I hate to disappoint you gore fans, but Dead Snow — better known as “the Norwegian horror comedy about Nazi zombies” — isn’t much of a movie. Yes, the plot involves Nazi zombies. Yes, the concept of Nazi zombies is indisputably awesome. No, I am not going to get dragged into a South Park “pirate ghosts/ghost pirates” debate about whether they’re Nazi zombies or zombie Nazis. But execution is everything when it comes to horror, and that’s where writer/director Tommy Wirkola falls far, far short.
Perversely, Wirkola seems almost proud of the creakiness of his film’s set-up: a gang of interchangeable (but uniformly unlikable) college students decide to spend their Easter break in a remote cabin in the woods, far out of cellphone range, where they get picked off one by one. There’s even a self-described “film nerd” in the group who pipes up with the observation that this is the same way The Evil Dead started — thankfully, he’s one of the first characters to get killed off.

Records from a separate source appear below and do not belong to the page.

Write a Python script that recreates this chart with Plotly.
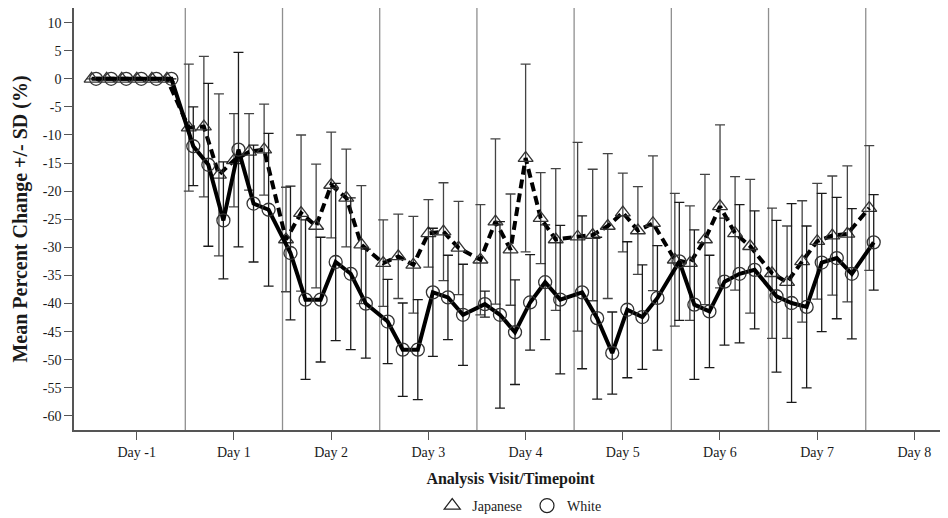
import plotly.graph_objects as go

# ---------------- data ----------------
visit_labels = ["Day -1", "Day 1", "Day 2", "Day 3", "Day 4", "Day 5", "Day 6", "Day 7", "Day 8"]
visit_index = [0, 1, 2, 3, 4, 5, 6, 7, 8]
timepoints_per_visit = [6, 6, 6, 6, 6, 6, 6, 6, 1]
# time of each sampling point within a visit, as a fraction of a day relative to the visit tick
timepoint_frac = [-0.418, -0.263, -0.108, 0.047, 0.202, 0.357]

japanese_mean = [
    0, 0, 0, 0, 0, 0,
    -8.7, -8.5, -17.1, -14.5, -13.0, -12.6,
    -28.6, -23.9, -26.2, -18.9, -21.2, -29.5,
    -32.8, -31.6, -33.1, -27.5, -27.2, -30.1,
    -32.2, -25.4, -30.4, -14.1, -24.8, -28.6,
    -28.1, -27.8, -26.2, -23.8, -27.0, -25.7,
    -32.2, -32.8, -28.6, -22.7, -27.5, -29.8,
    -34.6, -36.2, -32.5, -28.9, -27.9, -27.6,
    -23.0,
]
japanese_sd = [
    0, 0, 0, 0, 0, 0,
    11.3, 12.5, 14.4, 8.3, 6.8, 8.1,
    9.3, 13.9, 11.0, 9.4, 8.7, 10.5,
    7.7, 7.5, 8.6, 6.0, 8.7, 8.3,
    9.8, 14.7, 9.9, 16.7, 8.1, 12.6,
    16.8, 11.7, 12.9, 7.0, 7.8, 12.0,
    11.8, 10.2, 11.6, 14.5, 10.1, 11.9,
    11.6, 10.0, 10.8, 10.3, 10.6, 12.1,
    11.1,
]
white_mean = [
    0, 0, 0, 0, 0, 0,
    -12.0, -15.3, -25.2, -12.6, -22.2, -23.3,
    -31.0, -39.3, -39.3, -32.6, -34.7, -40.0,
    -43.2, -48.2, -48.2, -38.0, -38.9, -42.0,
    -40.1, -42.0, -45.1, -39.8, -36.2, -39.3,
    -38.0, -42.6, -48.8, -41.1, -42.4, -39.0,
    -32.5, -40.2, -41.4, -36.1, -34.7, -34.0,
    -38.7, -39.9, -40.6, -32.7, -31.9, -34.7,
    -29.1,
]
white_sd = [
    0, 0, 0, 0, 0, 0,
    7.0, 14.5, 10.4, 17.3, 10.4, 13.6,
    11.9, 14.2, 11.1, 14.0, 13.5, 9.7,
    7.5, 8.3, 8.9, 11.4, 7.5, 9.0,
    2.3, 16.6, 9.3, 8.5, 10.2, 13.2,
    13.6, 14.4, 7.3, 12.1, 9.3, 9.3,
    10.5, 13.3, 10.0, 11.3, 12.3, 10.5,
    13.5, 17.7, 14.4, 12.3, 10.8, 11.6,
    8.5,
]
y_ticks = list(range(-60, 11, 5))
y_tick_labels = [str(v) for v in y_ticks]

# ---------------- build x positions ----------------
x_white = []
for vi, n in zip(visit_index, timepoints_per_visit):
    for k in range(n):
        x_white.append(vi + timepoint_frac[k])
dodge = -0.046
x_japanese = [x + dodge for x in x_white]

SERIF = "Liberation Serif, Times New Roman, serif"

fig = go.Figure()

fig.add_trace(go.Scatter(
    x=x_japanese, y=japanese_mean, mode="lines+markers", name="Japanese", showlegend=False,
    line=dict(color="black", width=4, dash="9px,5px"),
    marker=dict(symbol="triangle-up-open", size=13, color="#333", line=dict(width=1.3)),
    error_y=dict(type="data", array=japanese_sd, visible=True, thickness=1.3, width=5, color="#444"),
))
fig.add_trace(go.Scatter(
    x=x_white, y=white_mean, mode="lines+markers", name="White", showlegend=False,
    line=dict(color="black", width=4),
    marker=dict(symbol="circle-open", size=13, color="#333", line=dict(width=1.3)),
    error_y=dict(type="data", array=white_sd, visible=True, thickness=1.3, width=5, color="#1a1a1a"),
))
# legend-only entries (marker only, as in the reference)
fig.add_trace(go.Scatter(x=[None], y=[None], mode="markers", name="Japanese",
                         marker=dict(symbol="triangle-up-open", size=14, color="#222", line=dict(width=1.2))))
fig.add_trace(go.Scatter(x=[None], y=[None], mode="markers", name="White",
                         marker=dict(symbol="circle-open", size=14, color="#222", line=dict(width=1.2))))

# vertical separators between visits
shapes = []
for a, b in zip(visit_index[:-1], visit_index[1:]):
    xm = (a + b) / 2
    shapes.append(dict(type="line", xref="x", yref="paper", x0=xm, x1=xm, y0=0, y1=1,
                       line=dict(color="#8f8f8f", width=1.3), layer="below"))

# the page body has an 8px margin, so the figure is sized to fit the 948x518 window
fig.update_layout(
    width=940, height=510,
    margin=dict(l=66, r=1, t=0, b=88, autoexpand=False),
    paper_bgcolor="white", plot_bgcolor="white",
    font=dict(family=SERIF, size=14, color="#1a1a1a"),
    shapes=shapes,
    showlegend=True,
    legend=dict(orientation="h", x=0.51, xanchor="center", y=-0.18, yanchor="middle",
                font=dict(family=SERIF, size=14), itemwidth=30, tracegroupgap=0),
    xaxis=dict(
        range=[-0.645, 8.336], tickmode="array", tickvals=visit_index, ticktext=visit_labels,
        showgrid=False, zeroline=False, showline=True, mirror=True, linecolor="#555", linewidth=1.5,
        ticks="outside", ticklen=8, tickcolor="#555", tickwidth=1.3, automargin=False,
        tickfont=dict(family=SERIF, size=14),
        title=dict(text="<b>Analysis Visit/Timepoint</b>", font=dict(family=SERIF, size=16), standoff=14),
    ),
    yaxis=dict(
        range=[-62.5, 12.6], tickmode="array", tickvals=y_ticks, ticktext=y_tick_labels,
        showgrid=False, zeroline=False, showline=True, mirror=True, linecolor="#555", linewidth=1.5,
        ticks="outside", ticklen=8, tickcolor="#555", tickwidth=1.3, automargin=False,
        tickfont=dict(family=SERIF, size=14),
        title=dict(text="<b>Mean Percent Change +/- SD (%)</b>", font=dict(family=SERIF, size=20), standoff=10),
    ),
)

fig.write_html("out.html")
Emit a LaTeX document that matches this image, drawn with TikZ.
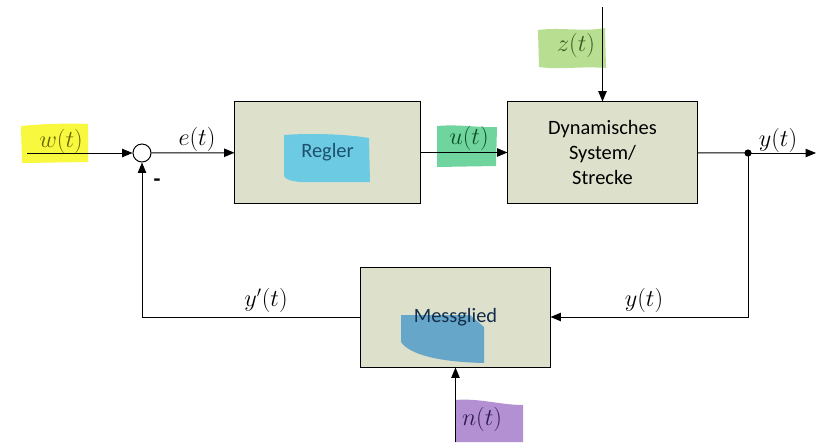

Wirkola pads things out for an unconscionable 50 minutes before giving us our first decent glimpse of the Nazi zombies, whereupon the film finally kicks into high gear with a series of increasingly gruesome showdowns between the humans and the goosestepping ghouls. The zombies aren’t actually the least bit scary, but a few of them do get killed off in pretty colourful ways — in the most spectacular scene, a character winds up dangling from a cliff while holding onto a zombie’s unspooled intestines and trying to fight off another zombie holding onto him around his waist.
What are all those Nazi zombies doing in the snowy forests of Norway anyway, you ask? I wish I could tell you — the movie’s explanation of this obscure chapter of WWII history is a little foggy. And if you’re planning on seeing Dead Snow — for instance, at DEDfest next weekend here in Edmonton — you and your friends will have a lot more fun if you make your brains a little foggy as well first.